Royal watchers say the rumor and investigations into its source by officials in Monaco are unlikely to help the Grimaldi family's attempt to rebrand itself.

"I suspect that people will raise their eyebrows and wonder what in fact is really going on," said Richard Fitzwilliam, former editor of International Who's Who.

"This is the very last thing they would want to have for a marriage that was attempting to put some form of stability into the most dysfunctional royal family in the world."

Though decried as false, claims that Wittstock had discovered Albert's private life was "not as exemplary as she imagined" resonate with an unorthodox past that in 2002 prompted his father to alter Monaco's constitution amid fears for the future.

Prior to the change, if Albert had failed to produce a legitimate male heir, Monaco would cede to France on his death. Now the crown can pass to a female heir, opening up succession to Albert's sisters, Princesses Caroline and Stephanie.

Says Fitzwilliam, given the "extraordinary goings on in the private lives" of Caroline and Stephanie, this isn't an ideal solution, and it is still hoped that Albert and Wittstock's marriage will produce an heir.

Caroline, 54, has been married three times. Her first marriage to Parisian banker Philippe Junot ended in divorce; her second in tragedy when Italian husband Stefano Casiraghi died in a speedboat accident. Her relationship with third husband Ernest August Prinz von Hanover is a regular source of media speculation.

Meanwhile Stephanie, 46, married then divorced her bodyguard Daniel Ducret after first having two children by him. After having a third child by an unnamed man, she married trapeze artist Adans Lopez Peres in 2003, divorcing him the following year.

The lives of Albert and his sisters have always been overshadowed by the death of their mother.

An Oscar-winning star of classic films such as "High Noon," "Dial M for Murder" and "Rear Window," Grace Kelly joined Europe's royal ranks after marrying Rainier in 1956.

Fitzwilliam said the marriage was used at the time by Rainier as an attempt to draw a line under Monaco's reputation as a hotbed of murky financial activity that earned it the epithet: "the sunny place for shady people."

Kelly certainly added a dash of glamour and, through charity work, helped nurture a benevolent side to the Grimaldi household. But this was dealt a blow in 1982 when she suffered a stroke that caused her to drive off a cliff, resulting in fatal injuries.

All this isn't to say apparent royal curses can't be lifted, as has been shown by the remarkable turnaround experienced by the British monarchy in recent years.

Long gone are the dark days after the death of Diana, Princess of Wales when Queen Elizabeth II and her family were criticized for being aloof. The various falls from grace of Sarah Ferguson, the Duchess of York, have also been brushed away.
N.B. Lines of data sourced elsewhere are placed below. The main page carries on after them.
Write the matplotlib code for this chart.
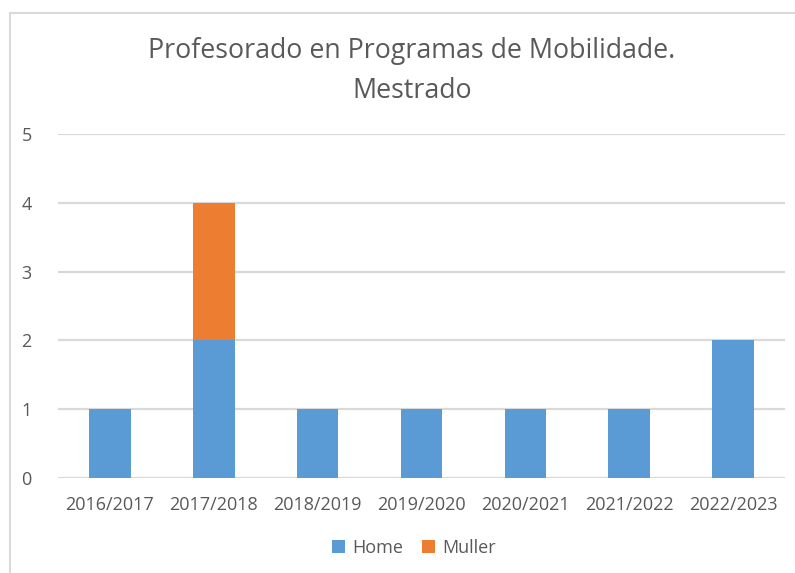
import matplotlib
matplotlib.use("Agg")
import matplotlib.pyplot as plt
from matplotlib.patches import Rectangle
import numpy as np

plt.rcParams['font.family'] = ['Open Sans', 'DejaVu Sans']

years = ["2016/2017", "2017/2018", "2018/2019", "2019/2020", "2020/2021", "2021/2022", "2022/2023"]
home = [1, 2, 1, 1, 1, 1, 2]
muller = [0, 2, 0, 0, 0, 0, 0]

text_color = "#595959"
grid_color = "#D9D9D9"

fig = plt.figure(figsize=(7.95, 5.73), dpi=100)
fig.patches.append(Rectangle((10 / 795, -0.1), 1.2, 1 - 13 / 573 + 0.1,
                             transform=fig.transFigure, fill=False,
                             edgecolor="#D9D9D9", linewidth=1.5))

ax = fig.add_axes([58 / 795, 95 / 573, (785 - 58) / 795, (478 - 134) / 573])
x = np.arange(len(years))
ax.bar(x, home, width=0.4, color="#5B9BD5", label="Home", zorder=3)
ax.bar(x, muller, width=0.4, bottom=home, color="#ED7D31", label="Muller", zorder=3)

ax.set_xlim(-0.5, len(years) - 0.5)
ax.set_ylim(0, 5)
ax.set_yticks(range(6))
ax.set_xticks(x)
ax.set_xticklabels(years)
ax.yaxis.grid(True, color=grid_color, linewidth=1.6, zorder=0)
for s in ax.spines.values():
    s.set_visible(False)
ax.tick_params(axis="both", length=0, colors=text_color, labelsize=13)
ax.tick_params(axis="y", pad=19)
ax.tick_params(axis="x", pad=13)

fig.text(412 / 795, 1 - 51 / 573, "Profesorado en Programas de Mobilidade.",
         ha="center", va="center", fontsize=19.3, color=text_color)
fig.text(412 / 795, 1 - 91 / 573, "Mestrado",
         ha="center", va="center", fontsize=19.3, color=text_color)

ax.legend(loc="center", bbox_to_anchor=(414 / 795, 1 - 548 / 573),
          bbox_transform=fig.transFigure, ncol=2, frameon=False,
          fontsize=13, labelcolor=text_color, handlelength=0.75,
          handleheight=0.75, columnspacing=1.0, handletextpad=0.4)

fig.savefig("out.png", dpi=100, facecolor="white")
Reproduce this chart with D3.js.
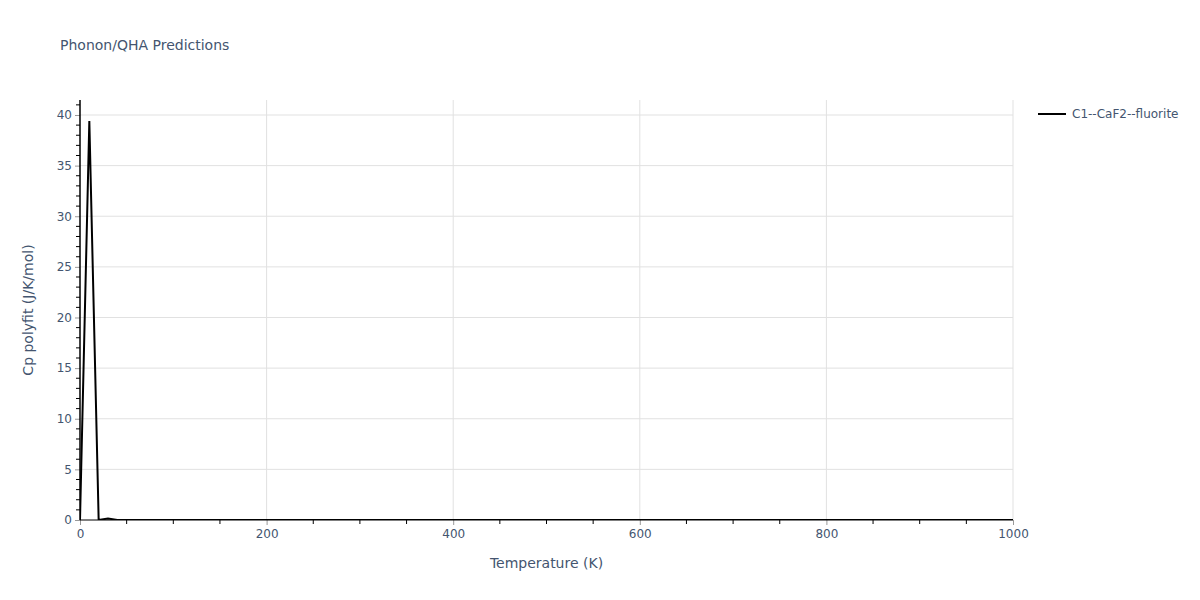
<!DOCTYPE html>
<html><head><meta charset="utf-8">
<script src="https://cdn.jsdelivr.net/npm/d3@7"></script>
<style>body{margin:0;background:#fff;} svg{display:block;}</style>
</head><body>
<svg id="c" width="1200" height="600"></svg>
<script>
const temps = [0, 10, 20, 30, 40, 50, 100, 200, 300, 400, 500, 600, 700, 800, 900, 1000];
const cpValues = [0, 39.4, 0, 0.15, 0, 0, 0, 0, 0, 0, 0, 0, 0, 0, 0, 0];
const seriesName = "C1--CaF2--fluorite";
const xTicks = [0, 200, 400, 600, 800, 1000];
const yTicks = [0, 5, 10, 15, 20, 25, 30, 35, 40];

const svg = d3.select("#c");
const L = 80, R = 1013, T = 100, B = 520;
const x = d3.scaleLinear().domain([0, 1000]).range([L, R]);
const y = d3.scaleLinear().domain([0, 41.48]).range([B, T]);
const font = "'DejaVu Sans', Verdana, sans-serif";
const txt = "#44556f";

svg.append("defs").append("clipPath").attr("id", "clip").append("rect")
  .attr("x", L).attr("y", T).attr("width", R - L).attr("height", B - T);

// gridlines
svg.append("g").selectAll("line").data(xTicks.filter(d => d > 0)).join("line")
  .attr("x1", d => x(d)).attr("x2", d => x(d)).attr("y1", T).attr("y2", B)
  .attr("stroke", "#e1e1e1").attr("stroke-width", 1);
svg.append("g").selectAll("line").data(yTicks.filter(d => d > 0)).join("line")
  .attr("x1", L).attr("x2", R).attr("y1", d => y(d)).attr("y2", d => y(d))
  .attr("stroke", "#e1e1e1").attr("stroke-width", 1);

// data line
const line = d3.line().x((d, i) => x(temps[i])).y(d => y(d));
svg.append("path").datum(cpValues).attr("d", line).attr("clip-path", "url(#clip)")
  .attr("fill", "none").attr("stroke", "#000").attr("stroke-width", 2);

// minor ticks
const xMinor = d3.range(50, 1000, 50).filter(d => d % 200 !== 0);
svg.append("g").selectAll("line").data(xMinor).join("line")
  .attr("x1", d => x(d)).attr("x2", d => x(d)).attr("y1", B).attr("y2", B + 4)
  .attr("stroke", "#000").attr("stroke-width", 1);
const yMinor = d3.range(1, 42, 1).filter(d => d % 5 !== 0);
svg.append("g").selectAll("line").data(yMinor).join("line")
  .attr("x1", L - 4).attr("x2", L).attr("y1", d => y(d)).attr("y2", d => y(d))
  .attr("stroke", "#000").attr("stroke-width", 1);

// axes with major ticks
const xAxis = svg.append("g").attr("transform", `translate(0,${B})`)
  .call(d3.axisBottom(x).tickValues(xTicks).tickSize(5).tickFormat(d3.format("d")));
const yAxis = svg.append("g").attr("transform", `translate(${L},0)`)
  .call(d3.axisLeft(y).tickValues(yTicks).tickSize(5).tickFormat(d3.format("d")));
[xAxis, yAxis].forEach(g => {
  g.select(".domain").remove();
  g.selectAll(".tick line").attr("stroke", "#999");
  g.selectAll(".tick text").attr("fill", txt).style("font-family", font).style("font-size", "12px");
});
xAxis.selectAll(".tick text").attr("dy", "0.71em").attr("y", 9);
yAxis.selectAll(".tick text").attr("x", -8);

// axis lines
svg.append("line").attr("x1", L).attr("x2", R).attr("y1", B).attr("y2", B).attr("stroke", "#000").attr("stroke-width", 1);
svg.append("line").attr("x1", L).attr("x2", L).attr("y1", T).attr("y2", B).attr("stroke", "#000").attr("stroke-width", 1.5);

// titles
svg.append("text").attr("x", 60).attr("y", 50).text("Phonon/QHA Predictions")
  .attr("fill", txt).style("font-family", font).style("font-size", "14px");
svg.append("text").attr("x", (L + R) / 2).attr("y", 568).attr("text-anchor", "middle")
  .text("Temperature (K)").attr("fill", txt).style("font-family", font).style("font-size", "14px");
svg.append("text").attr("transform", `translate(33,${(T + B) / 2}) rotate(-90)`).attr("text-anchor", "middle")
  .text("Cp polyfit (J/K/mol)").attr("fill", txt).style("font-family", font).style("font-size", "14px");

// legend
const lg = svg.append("g").attr("transform", "translate(1038,114)");
lg.append("line").attr("x1", 0).attr("x2", 28).attr("y1", 0).attr("y2", 0).attr("stroke", "#000").attr("stroke-width", 2);
lg.append("text").attr("x", 34).attr("y", 4).text(seriesName).attr("fill", txt)
  .style("font-family", font).style("font-size", "12px");
</script>
</body></html>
Much of this has been down to the popularity of Diana's sons, Princes William and Harry, who have both weathered their fair share of tribulations and trials by gossip columns -- particularly when William temporarily broke up with his future wife Catherine.

But as William and Catherine have shown, romance can prevail against the odds, and nothing draws a line under a royal family's difficult past like a good wedding.